**WORK TO BE COMPLETED:** Retype word for word the first line of the listing and each line after it up to the line with "const ySteps = [500, 100, 200, 10000, 500, 5000];", with the pictures taken out.

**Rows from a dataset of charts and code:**
-=-=-

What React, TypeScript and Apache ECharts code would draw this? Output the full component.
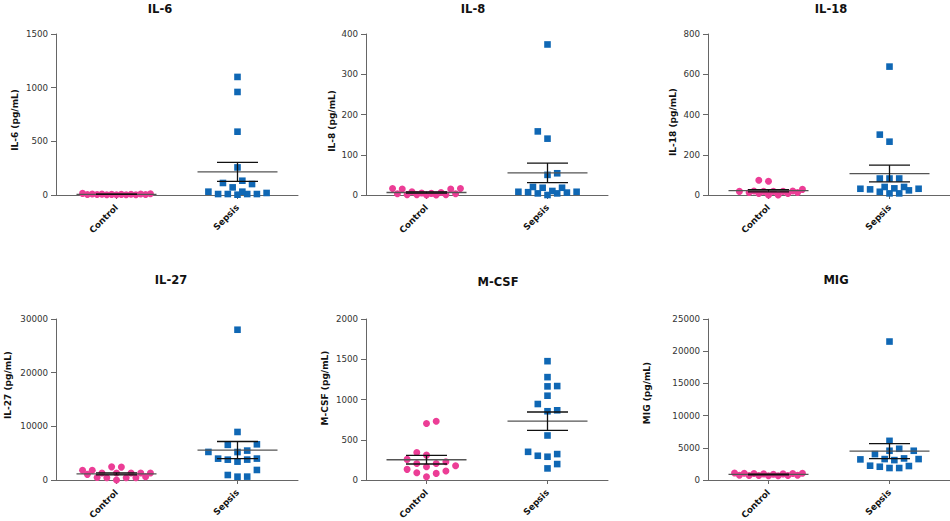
import React, { useEffect, useRef } from 'react';
import * as echarts from 'echarts';

// panel labels
const panelTitles = ['IL-6', 'IL-8', 'IL-18', 'IL-27', 'M-CSF', 'MIG'];
const axisNames = ['IL-6 (pg/mL)', 'IL-8 (pg/mL)', 'IL-18 (pg/mL)', 'IL-27 (pg/mL)', 'M-CSF (pg/mL)', 'MIG (pg/mL)'];
const groupNames = ['Control', 'Sepsis'];
const yMaxes = [1500, 400, 800, 30000, 2000, 25000];
const ySteps = [500, 100, 200, 10000, 500, 5000];

// measured concentrations (pg/mL)
const il6Control = [12, 8, 5, 3, 6, 2, 10, 4, 15, 3, 7, 2, 5, 9, 6];
const il6Sepsis = [1100, 960, 590, 257, 112, 71, 102, 133, 31, 9, 9, 3, 31, 9, 9, 19];
const il8Control = [16, 15, 3, 1, 0, 3, 16, 1, 0, 6, 1, 8, 4, 15, 5];
const il8Sepsis = [374, 158, 140, 54, 50, 8, 8, 18, 6, 20, 0, 10, 4, 18, 4, 7];
const il18Control = [73, 68, 20, 12, 18, 8, 18, 0, 18, 0, 18, 8, 20, 12, 28];
const il18Sepsis = [638, 300, 265, 82, 82, 82, 31, 28, 16, 40, 33, 40, 23, 31, 8, 8];
const il27Control = [1050, 1800, 450, 1300, 2400, 430, 1320, 2450, 0, 1290, 440, 1310, 420, 1300, 620, 1800];
const il27Sepsis = [28000, 8950, 6650, 6550, 5480, 5230, 5210, 3980, 3800, 3420, 3790, 3990, 1870, 930, 620, 630];
const mcsfControl = [730, 701, 309, 342, 256, 227, 206, 177, 206, 132, 91, 82, 111, 165, 41];
const mcsfSepsis = [1476, 1278, 1167, 1163, 1047, 944, 866, 854, 553, 350, 301, 322, 289, 198, 144];
const migControl = [1050, 750, 1000, 700, 950, 650, 1100, 700, 900, 650, 950, 750, 1000, 700, 1050];
const migSepsis = [21500, 6080, 4540, 4850, 4540, 4020, 3250, 3250, 3350, 3200, 3090, 2220, 2170, 2060, 1860, 1860];

const controlSets = [il6Control, il8Control, il18Control, il27Control, mcsfControl, migControl];
const sepsisSets = [il6Sepsis, il8Sepsis, il18Sepsis, il27Sepsis, mcsfSepsis, migSepsis];

// layout (px)
const PLOT_W = 242;
const PLOT_H = 161;
const LAYOUT = [
  { left: 56, top: 34, titleX: 160, titleY: 9, nameX: 15, nameY: 120 },
  { left: 366, top: 34, titleX: 473, titleY: 9, nameX: 332, nameY: 121 },
  { left: 708, top: 34, titleX: 831, titleY: 9, nameX: 673, nameY: 122 },
  { left: 56, top: 319, titleX: 171, titleY: 280, nameX: 8, nameY: 385 },
  { left: 366, top: 319, titleX: 498, titleY: 282, nameX: 325, nameY: 388 },
  { left: 708, top: 319, titleX: 836, titleY: 280, nameX: 647, nameY: 393 },
];
const FONT = '"DejaVu Sans", Verdana, sans-serif';
const PINK = '#ec3d96';
const BLUE = '#0f67b4';
const AXIS_COLOR = '#666';
const HALF_SLOT = 4.85;
const MAX_SLOT = 7;
const DX = 9.5;
const DY = 9;

// simple beeswarm: returns a horizontal slot per value
const swarmSlots = (values: number[], max: number) => {
  const pxPer = PLOT_H / max;
  const order = values.map((_, i) => i).sort((a, b) => values[a] - values[b]);
  const placed: { k: number; y: number }[] = [];
  const slots = new Array(values.length).fill(0);
  for (const i of order) {
    const y = values[i] * pxPer;
    const dist = (k: number) => {
      let m = Infinity;
      for (const p of placed) {
        const dx = ((k - p.k) * HALF_SLOT) / DX;
        const dy = (y - p.y) / DY;
        m = Math.min(m, Math.sqrt(dx * dx + dy * dy));
      }
      return m;
    };
    const right = placed.filter((p) => p.k > 0).length;
    const left = placed.filter((p) => p.k < 0).length;
    let chosen: number | null = null;
    let best = 0;
    let bestScore = -1;
    for (let m = 0; m <= MAX_SLOT && chosen === null; m++) {
      const cands = m === 0 ? [0] : right <= left ? [m, -m] : [-m, m];
      for (const k of cands) {
        const d = dist(k);
        if (d >= 1) { chosen = k; break; }
        if (d > bestScore + 1e-6) { bestScore = d; best = k; }
      }
    }
    const k = chosen === null ? best : chosen;
    slots[i] = k;
    placed.push({ k, y });
  }
  return slots;
};

const meanSem = (values: number[]) => {
  const n = values.length;
  const mean = values.reduce((s, v) => s + v, 0) / n;
  const sd = Math.sqrt(values.reduce((s, v) => s + (v - mean) ** 2, 0) / (n - 1));
  return [mean, sd / Math.sqrt(n)];
};

const App: React.FC = () => {
  const chartRef = useRef<HTMLDivElement>(null);

  useEffect(() => {
    document.body.style.margin = '0';
    if (!chartRef.current) return;
    const chart = echarts.init(chartRef.current, null, { renderer: 'svg' });
    const unitPerPx = 2 / PLOT_W;

    const grids: any[] = [];
    const xAxes: any[] = [];
    const yAxes: any[] = [];
    const series: any[] = [];
    const graphics: any[] = [];

    LAYOUT.forEach((lay, i) => {
      grids.push({ left: lay.left, top: lay.top, width: PLOT_W, height: PLOT_H, outerBoundsMode: 'none' });
      xAxes.push({
        type: 'category',
        gridIndex: i,
        data: groupNames,
        axisLine: { lineStyle: { color: AXIS_COLOR, width: 1 } },
        axisTick: { show: true, alignWithLabel: true, length: 4, lineStyle: { color: AXIS_COLOR } },
        axisLabel: { rotate: 45, margin: 11, fontFamily: FONT, fontSize: 8.8, fontWeight: 'bold', color: '#111' },
      });
      xAxes.push({ type: 'value', gridIndex: i, min: 0, max: 2, show: false });
      yAxes.push({
        type: 'value',
        gridIndex: i,
        min: 0,
        max: yMaxes[i],
        interval: ySteps[i],
        axisLine: { show: true, lineStyle: { color: AXIS_COLOR, width: 1 } },
        axisTick: { show: true, length: 5, lineStyle: { color: AXIS_COLOR } },
        axisLabel: {
          margin: 8,
          fontFamily: FONT,
          fontSize: 8.7,
          color: '#333',
          formatter: (v: number) => String(v),
        },
        splitLine: { show: false },
      });

      const sets = [controlSets[i], sepsisSets[i]];
      sets.forEach((vals, g) => {
        const slots = swarmSlots(vals, yMaxes[i]);
        series.push({
          type: 'scatter',
          xAxisIndex: 2 * i + 1,
          yAxisIndex: i,
          symbol: g === 0 ? 'circle' : 'rect',
          symbolSize: g === 0 ? 7 : 6.6,
          itemStyle: { color: g === 0 ? PINK : BLUE, opacity: 1 },
          z: 2,
          data: vals.map((v, j) => [g + 0.5 + slots[j] * HALF_SLOT * unitPerPx, v]),
        });
      });

      series.push({
        type: 'custom',
        xAxisIndex: 2 * i + 1,
        yAxisIndex: i,
        z: 3,
        encode: { x: 0, y: 1 },
        data: sets.map((vals, g) => [g + 0.5, ...meanSem(vals)]),
        renderItem: (_params: any, api: any) => {
          const c = api.value(0);
          const m = api.value(1);
          const s = api.value(2);
          const pm = api.coord([c, m]);
          const pu = api.coord([c, m + s]);
          const pl = api.coord([c, m - s]);
          const line = (x1: number, y1: number, x2: number, y2: number, color: string) => ({
            type: 'line',
            shape: { x1, y1, x2, y2 },
            style: { stroke: color, lineWidth: 1.3 },
          });
          return {
            type: 'group',
            children: [
              line(pm[0] - 40, pm[1], pm[0] + 40, pm[1], '#555'),
              line(pu[0], pu[1], pl[0], pl[1], '#111'),
              line(pu[0] - 20.5, pu[1], pu[0] + 20.5, pu[1], '#111'),
              line(pl[0] - 20.5, pl[1], pl[0] + 20.5, pl[1], '#111'),
            ],
          };
        },
      });

      graphics.push({
        type: 'text',
        x: lay.titleX,
        y: lay.titleY,
        style: { text: panelTitles[i], align: 'center', verticalAlign: 'middle', font: `bold 11.5px ${FONT}`, fill: '#111' },
      });
      graphics.push({
        type: 'text',
        x: lay.nameX,
        y: lay.nameY,
        rotation: Math.PI / 2,
        style: { text: axisNames[i], align: 'center', verticalAlign: 'middle', font: `bold 9px ${FONT}`, fill: '#111' },
      });
    });

    chart.setOption({
      animation: false,
      backgroundColor: '#ffffff',
      grid: grids,
      xAxis: xAxes,
      yAxis: yAxes,
      series,
      graphic: graphics,
    });

    return () => {
      chart.dispose();
    };
  }, []);

  return <div ref={chartRef} style={{ width: 950, height: 521 }} />;
};

export default App;
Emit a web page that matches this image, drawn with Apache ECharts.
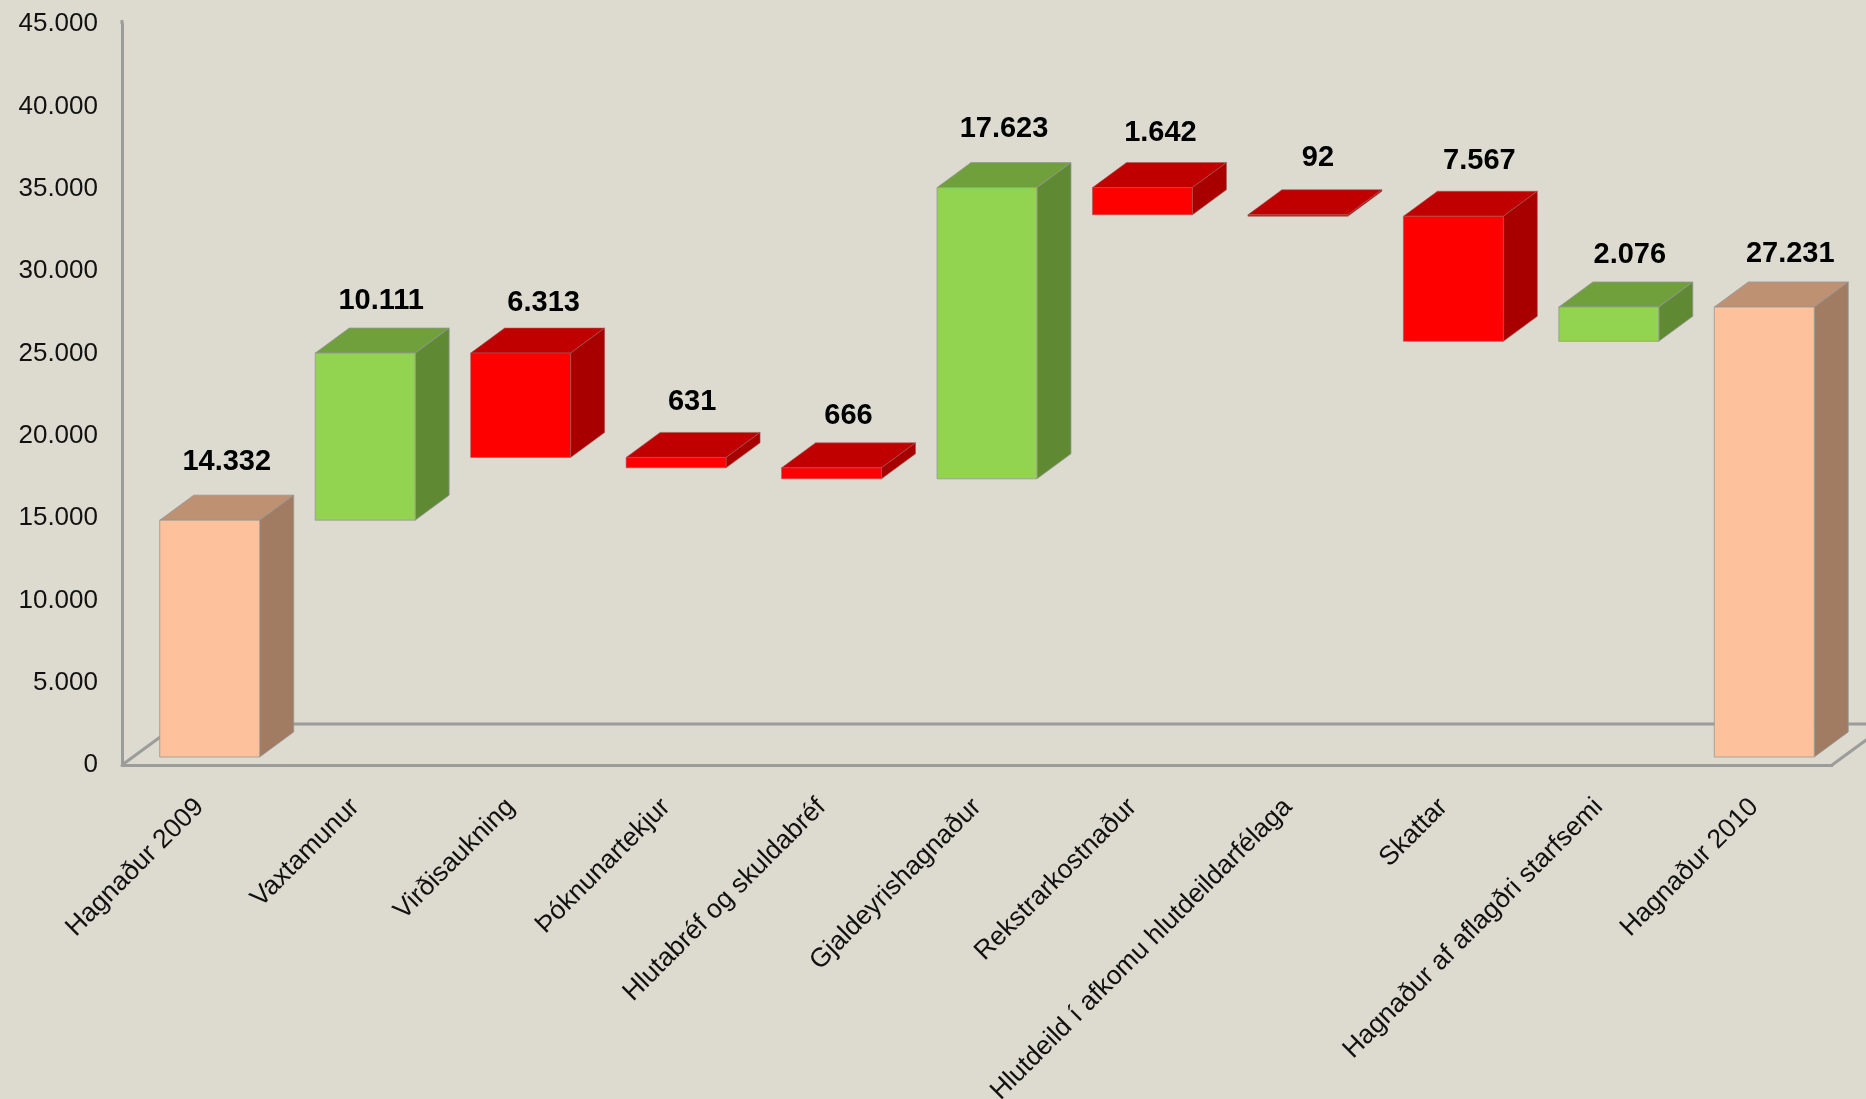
<!DOCTYPE html>
<html>
<head>
<meta charset="utf-8">
<style>html,body{margin:0;padding:0;background:#DDDBD0;overflow:hidden}#c{width:1866px;height:1099px}</style>
<script src="https://cdn.jsdelivr.net/npm/echarts@6/dist/echarts.min.js"></script>
</head>
<body>
<div id="c"></div>
<script>
const categories = ['Hagnaður 2009','Vaxtamunur','Virðisaukning','Þóknunartekjur','Hlutabréf og skuldabréf','Gjaldeyrishagnaður','Rekstrarkostnaður','Hlutdeild í afkomu hlutdeildarfélaga','Skattar','Hagnaður af aflagðri starfsemi','Hagnaður 2010'];
const lowValues  = [0,14332,18130,17499,16833,16833,32814,32722,25155,25155,0];
const highValues = [14332,24443,24443,18130,17499,34456,34456,32814,32722,27231,27231];
const shownValues = [14332,10111,6313,631,666,17623,1642,92,7567,2076,27231];
const barKinds = ['total','up','down','down','down','up','down','down','down','up','total'];
const yTicks = {min:0,max:45000,step:5000};
const barAxisMax = 44840;

const palette = {
  total:{front:'#FDC19B',top:'#BF9173',side:'#A27C62',edge:'rgba(150,150,150,0.8)'},
  up:{front:'#92D350',top:'#6FA03C',side:'#5F8A33',edge:'rgba(150,150,150,0.8)'},
  down:{front:'#FF0000',top:'#C00000',side:'#A80000',edge:'rgba(160,90,90,0.6)'}
};
const fmt = v => String(v).replace(/\B(?=(\d{3})+$)/g,'.');
const FONT = '"Liberation Sans", Arial, sans-serif';
const AXIS = '#9C9C9A';
// 3D look
const DX=34, DY=25, INX=10, INY=8, FLOORX=56, FLOORY=41, WALLEXTRA=4;
// small hand placement of the value labels, per bar
const labelNudgeX = [0,-1,6,-1,0,0,1,3,9,4,9];
const labelNudgeY = [-2,3,5,1,4,-4,0,-2,0,3,2];

const chart = echarts.init(document.getElementById('c'),null,{renderer:'canvas'});
chart.setOption({
  animation:false,
  backgroundColor:'#DDDBD0',
  grid:{left:122,right:34,top:24,bottom:334,outerBoundsMode:'none'},
  xAxis:{type:'category',data:categories,boundaryGap:true,
    axisTick:{show:false},
    axisLine:{lineStyle:{color:AXIS,width:3}},
    axisLabel:{interval:0,rotate:45,margin:38,fontFamily:FONT,fontSize:26.5,color:'#111'}},
  yAxis:[
    {type:'value',min:yTicks.min,max:yTicks.max,interval:yTicks.step,
     splitLine:{show:false},axisTick:{show:false},
     axisLine:{show:true,lineStyle:{color:AXIS,width:3}},
     axisLabel:{margin:24,fontFamily:FONT,fontSize:26,color:'#111',formatter:v=>fmt(v)}},
    {type:'value',min:0,max:barAxisMax,show:false,splitLine:{show:false}}
  ],
  series:[
    {type:'custom',silent:true,clip:false,z:1,yAxisIndex:0,data:[[0,0,0]],encode:{x:0,y:1},
     renderItem(params,api){
       const cs=params.coordSys, o=api.coord([0,0]), y=o[1], l=cs.x, r=cs.x+cs.width;
       const st={stroke:AXIS,lineWidth:3,fill:null};
       return {type:'group',children:[
         {type:'polyline',shape:{points:[[l,y],[l+FLOORX,y-FLOORY],[r+FLOORX,y-FLOORY]]},style:st},
         {type:'line',shape:{x1:r,y1:y,x2:r+FLOORX,y2:y-FLOORY},style:st},
         {type:'line',shape:{x1:l,y1:cs.y,x2:l,y2:cs.y-WALLEXTRA},style:st}
       ]};
     }},
    {type:'custom',silent:true,clip:false,z:3,yAxisIndex:1,
     encode:{x:0,y:[1,2]},
     data:categories.map((c,i)=>[i,lowValues[i],highValues[i],shownValues[i]]),
     renderItem(params,api){
       const i=api.value(0), k=palette[barKinds[i]];
       const band=api.size([1,0])[0], w=band*0.643;
       const lo=api.coord([i,api.value(1)]), hi=api.coord([i,api.value(2)]);
       const x0=lo[0]-w/2+INX, x1=x0+w, yb=lo[1]-INY, yt=hi[1]-INY;
       const edge={stroke:k.edge,lineWidth:1};
       const poly=(pts,fill)=>({type:'polygon',shape:{points:pts},style:Object.assign({fill},edge)});
       return {type:'group',children:[
         poly([[x0,yt],[x0+DX,yt-DY],[x1+DX,yt-DY],[x1,yt]],k.top),
         poly([[x1,yt],[x1+DX,yt-DY],[x1+DX,yb-DY],[x1,yb]],k.side),
         poly([[x0,yt],[x1,yt],[x1,yb],[x0,yb]],k.front),
         {type:'text',style:{text:fmt(api.value(3)),x:(x0+x1+DX)/2+labelNudgeX[i],y:yt-DY-32+labelNudgeY[i]+(api.value(2)*0.00006),
           align:'center',verticalAlign:'middle',fill:'#000',
           font:'bold 29px '+FONT}}
       ]};
     }}
  ]
});
</script>
</body>
</html>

-=-=-

**EXERCISE ANSWER:**
What React, TypeScript and Apache ECharts code would draw this? Output the full component.
import React, { useEffect, useRef } from 'react';
import * as echarts from 'echarts';

// panel labels
const panelTitles = ['IL-6', 'IL-8', 'IL-18', 'IL-27', 'M-CSF', 'MIG'];
const axisNames = ['IL-6 (pg/mL)', 'IL-8 (pg/mL)', 'IL-18 (pg/mL)', 'IL-27 (pg/mL)', 'M-CSF (pg/mL)', 'MIG (pg/mL)'];
const groupNames = ['Control', 'Sepsis'];
const yMaxes = [1500, 400, 800, 30000, 2000, 25000];
const ySteps = [500, 100, 200, 10000, 500, 5000];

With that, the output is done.